Problem: Within this material, how many lines have the string "code" in them? The answer is a number, with nothing added.

Input:
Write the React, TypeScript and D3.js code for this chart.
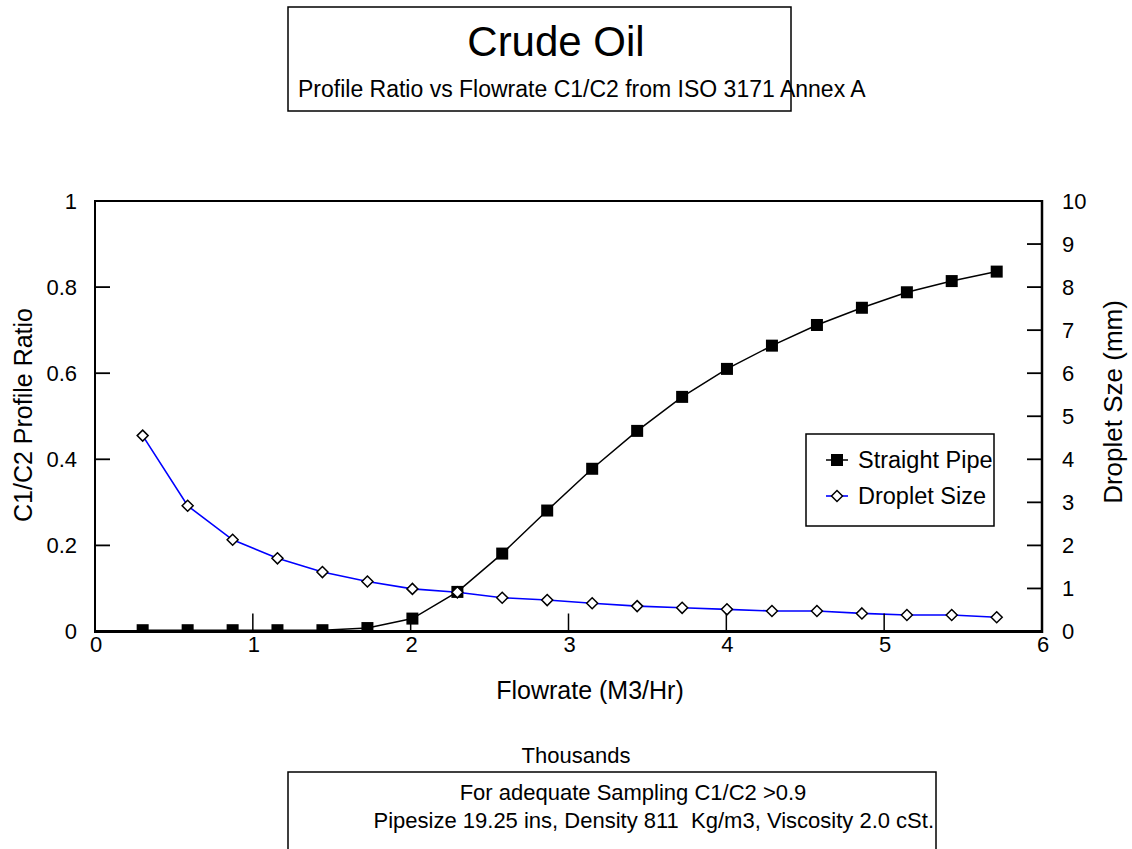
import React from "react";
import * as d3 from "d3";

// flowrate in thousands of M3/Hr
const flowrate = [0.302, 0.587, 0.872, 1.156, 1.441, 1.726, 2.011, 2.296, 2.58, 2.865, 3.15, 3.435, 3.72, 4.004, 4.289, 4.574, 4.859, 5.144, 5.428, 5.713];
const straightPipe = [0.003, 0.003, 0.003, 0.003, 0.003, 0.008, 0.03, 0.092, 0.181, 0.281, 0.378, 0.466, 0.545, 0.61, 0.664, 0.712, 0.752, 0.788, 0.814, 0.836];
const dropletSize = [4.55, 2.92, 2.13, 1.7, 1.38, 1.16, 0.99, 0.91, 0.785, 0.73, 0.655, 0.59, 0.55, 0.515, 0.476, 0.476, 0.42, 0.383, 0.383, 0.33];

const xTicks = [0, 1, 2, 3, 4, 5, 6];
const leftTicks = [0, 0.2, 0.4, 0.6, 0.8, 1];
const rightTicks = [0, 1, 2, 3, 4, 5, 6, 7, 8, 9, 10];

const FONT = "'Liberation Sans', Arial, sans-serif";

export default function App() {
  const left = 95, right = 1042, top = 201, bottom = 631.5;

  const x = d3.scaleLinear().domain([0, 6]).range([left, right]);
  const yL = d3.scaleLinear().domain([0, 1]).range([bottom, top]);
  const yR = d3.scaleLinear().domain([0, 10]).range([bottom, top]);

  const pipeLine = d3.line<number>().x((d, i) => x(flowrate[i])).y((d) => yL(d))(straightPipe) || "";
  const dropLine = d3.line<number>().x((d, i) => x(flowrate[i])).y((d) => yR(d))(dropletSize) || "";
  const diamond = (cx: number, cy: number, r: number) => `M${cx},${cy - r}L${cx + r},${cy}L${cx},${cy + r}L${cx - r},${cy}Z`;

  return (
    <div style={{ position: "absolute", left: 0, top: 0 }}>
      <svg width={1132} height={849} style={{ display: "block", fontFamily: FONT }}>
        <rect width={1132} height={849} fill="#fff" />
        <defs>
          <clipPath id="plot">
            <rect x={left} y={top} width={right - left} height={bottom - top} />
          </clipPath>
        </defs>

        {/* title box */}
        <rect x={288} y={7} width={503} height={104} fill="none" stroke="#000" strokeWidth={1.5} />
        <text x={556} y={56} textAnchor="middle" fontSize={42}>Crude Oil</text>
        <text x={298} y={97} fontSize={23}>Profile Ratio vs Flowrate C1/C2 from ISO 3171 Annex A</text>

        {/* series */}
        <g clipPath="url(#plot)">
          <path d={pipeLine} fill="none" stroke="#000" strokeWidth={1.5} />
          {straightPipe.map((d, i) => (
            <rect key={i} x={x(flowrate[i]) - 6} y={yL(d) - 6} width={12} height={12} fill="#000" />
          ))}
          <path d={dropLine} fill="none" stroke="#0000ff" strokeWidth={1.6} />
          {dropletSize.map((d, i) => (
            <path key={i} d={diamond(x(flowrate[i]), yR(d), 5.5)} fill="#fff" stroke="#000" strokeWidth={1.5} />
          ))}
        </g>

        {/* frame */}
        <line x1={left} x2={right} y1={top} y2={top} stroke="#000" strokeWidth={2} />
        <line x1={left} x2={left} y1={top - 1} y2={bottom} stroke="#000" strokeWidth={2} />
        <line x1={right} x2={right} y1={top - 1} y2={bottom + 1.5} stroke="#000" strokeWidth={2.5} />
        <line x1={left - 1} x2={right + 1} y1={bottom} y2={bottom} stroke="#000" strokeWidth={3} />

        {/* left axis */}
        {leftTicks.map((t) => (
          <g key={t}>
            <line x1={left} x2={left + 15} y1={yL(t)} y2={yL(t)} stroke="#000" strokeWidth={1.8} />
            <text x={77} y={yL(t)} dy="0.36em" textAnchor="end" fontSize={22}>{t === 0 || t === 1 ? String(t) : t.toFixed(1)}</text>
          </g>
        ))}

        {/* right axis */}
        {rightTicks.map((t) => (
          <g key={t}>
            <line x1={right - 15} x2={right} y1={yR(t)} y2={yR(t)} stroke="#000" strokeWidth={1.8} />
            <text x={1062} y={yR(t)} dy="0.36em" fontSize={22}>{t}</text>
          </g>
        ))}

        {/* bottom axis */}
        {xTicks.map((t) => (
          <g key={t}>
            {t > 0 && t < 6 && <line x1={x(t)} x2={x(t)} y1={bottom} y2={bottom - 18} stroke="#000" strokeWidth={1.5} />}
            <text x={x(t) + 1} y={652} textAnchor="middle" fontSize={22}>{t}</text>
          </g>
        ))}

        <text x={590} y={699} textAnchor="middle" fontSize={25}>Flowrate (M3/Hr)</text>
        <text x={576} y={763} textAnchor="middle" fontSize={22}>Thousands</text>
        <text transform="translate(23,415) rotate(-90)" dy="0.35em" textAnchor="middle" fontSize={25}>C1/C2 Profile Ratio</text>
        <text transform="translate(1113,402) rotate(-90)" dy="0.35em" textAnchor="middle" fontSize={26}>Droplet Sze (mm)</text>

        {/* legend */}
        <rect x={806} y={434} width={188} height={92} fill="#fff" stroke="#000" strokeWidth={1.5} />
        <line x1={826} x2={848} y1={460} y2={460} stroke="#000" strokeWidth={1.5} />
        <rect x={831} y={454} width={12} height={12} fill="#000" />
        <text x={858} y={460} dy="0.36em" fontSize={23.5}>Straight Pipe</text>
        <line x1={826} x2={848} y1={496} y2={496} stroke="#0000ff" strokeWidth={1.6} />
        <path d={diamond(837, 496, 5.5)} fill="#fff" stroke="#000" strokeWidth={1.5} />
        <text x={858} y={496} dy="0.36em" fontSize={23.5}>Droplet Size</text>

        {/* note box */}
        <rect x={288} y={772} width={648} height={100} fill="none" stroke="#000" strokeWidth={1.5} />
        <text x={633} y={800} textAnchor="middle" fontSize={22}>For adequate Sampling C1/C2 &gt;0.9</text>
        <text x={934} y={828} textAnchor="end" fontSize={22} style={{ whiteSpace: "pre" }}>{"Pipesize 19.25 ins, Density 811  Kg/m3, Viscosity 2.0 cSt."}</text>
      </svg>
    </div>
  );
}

==

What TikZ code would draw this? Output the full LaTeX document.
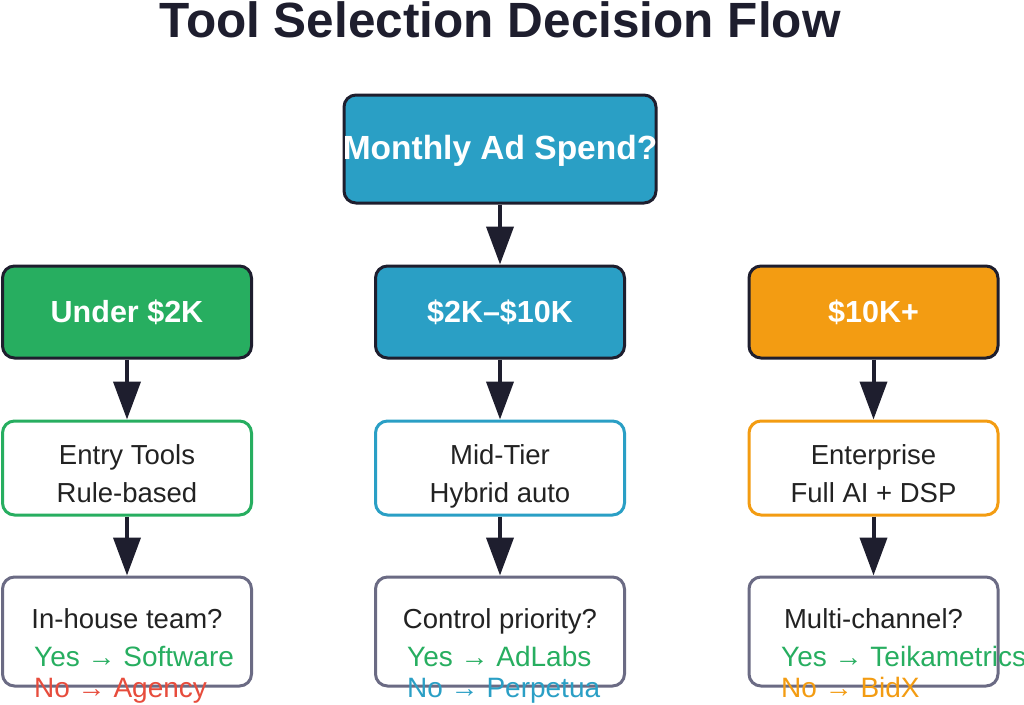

Full solution: 2